Rice’s proposal for NSF funding for the RTC faced stiff competition in a process that saw awards for just one in three applicants. Rice won based on independent evaluations by reviewers who praised CITI’s expertise in high-performance computing, the interdisciplinary nature of CITI research and the caliber of the faculty involved.

Complex research already slated for the RTC includes simulations of biomolecular interactions, the physics of heavy ion collisions, simulations of Internet-based computer applications running on hundreds of computers and simulations that aim to better understand and predict international conflicts.

The RTC is slated to begin operation in early 2003. Tentative plans call for the cluster to include 70 interconnected Hewlett Packard servers, each containing four 900-megahertz, Itanium 2 processors. The cluster will have more than 500 gigabytes of RAM, and it will be linked to a 1 terabyte array of dedicated hard drives.

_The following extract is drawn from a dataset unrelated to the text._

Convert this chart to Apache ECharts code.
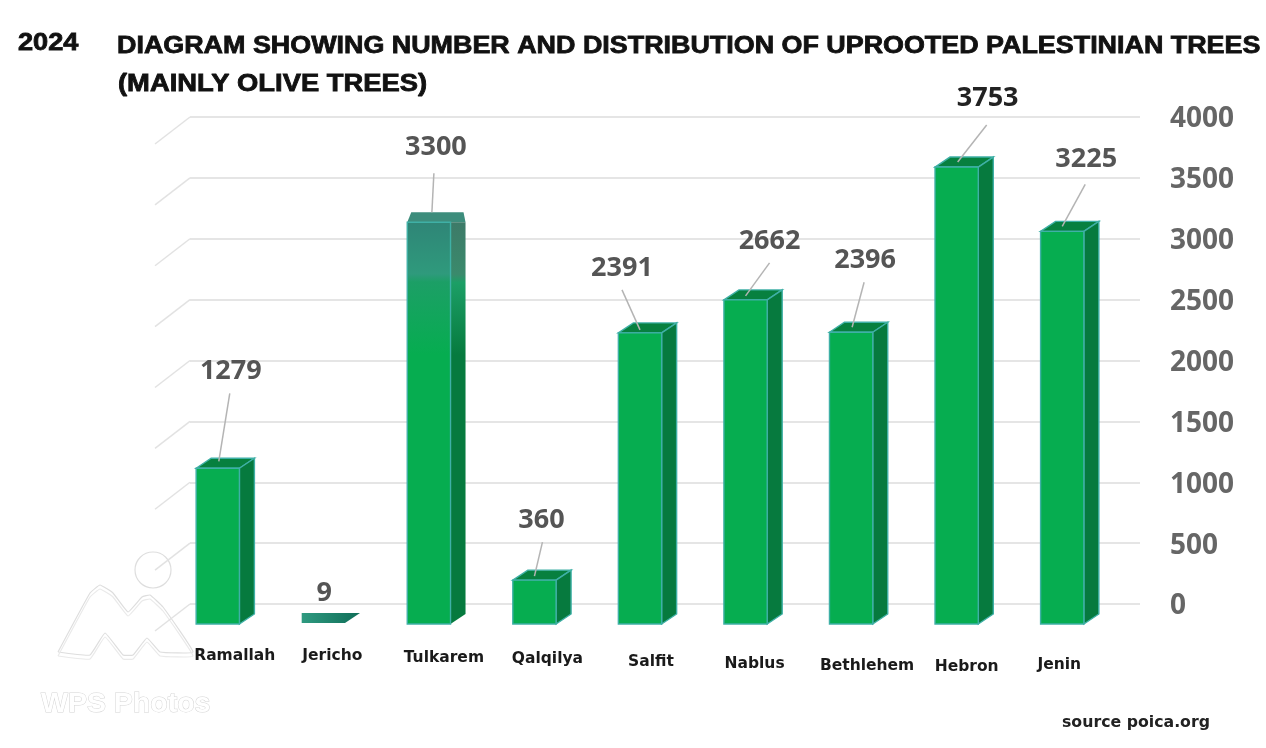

According to <www.top500.org>, most of the fastest supercomputers, including the world’s fastest — the 35.9-teraflop NEC Earth Simulator in Japan — and the United States’ fastest — the 7.2-teraflop ASCI White-Pacific at Lawrence Livermore National Laboratory in California — are operated by private or government-run research laboratories. See <www.top500.org/list/2002/06/> for the Top 500 list of supercomputers.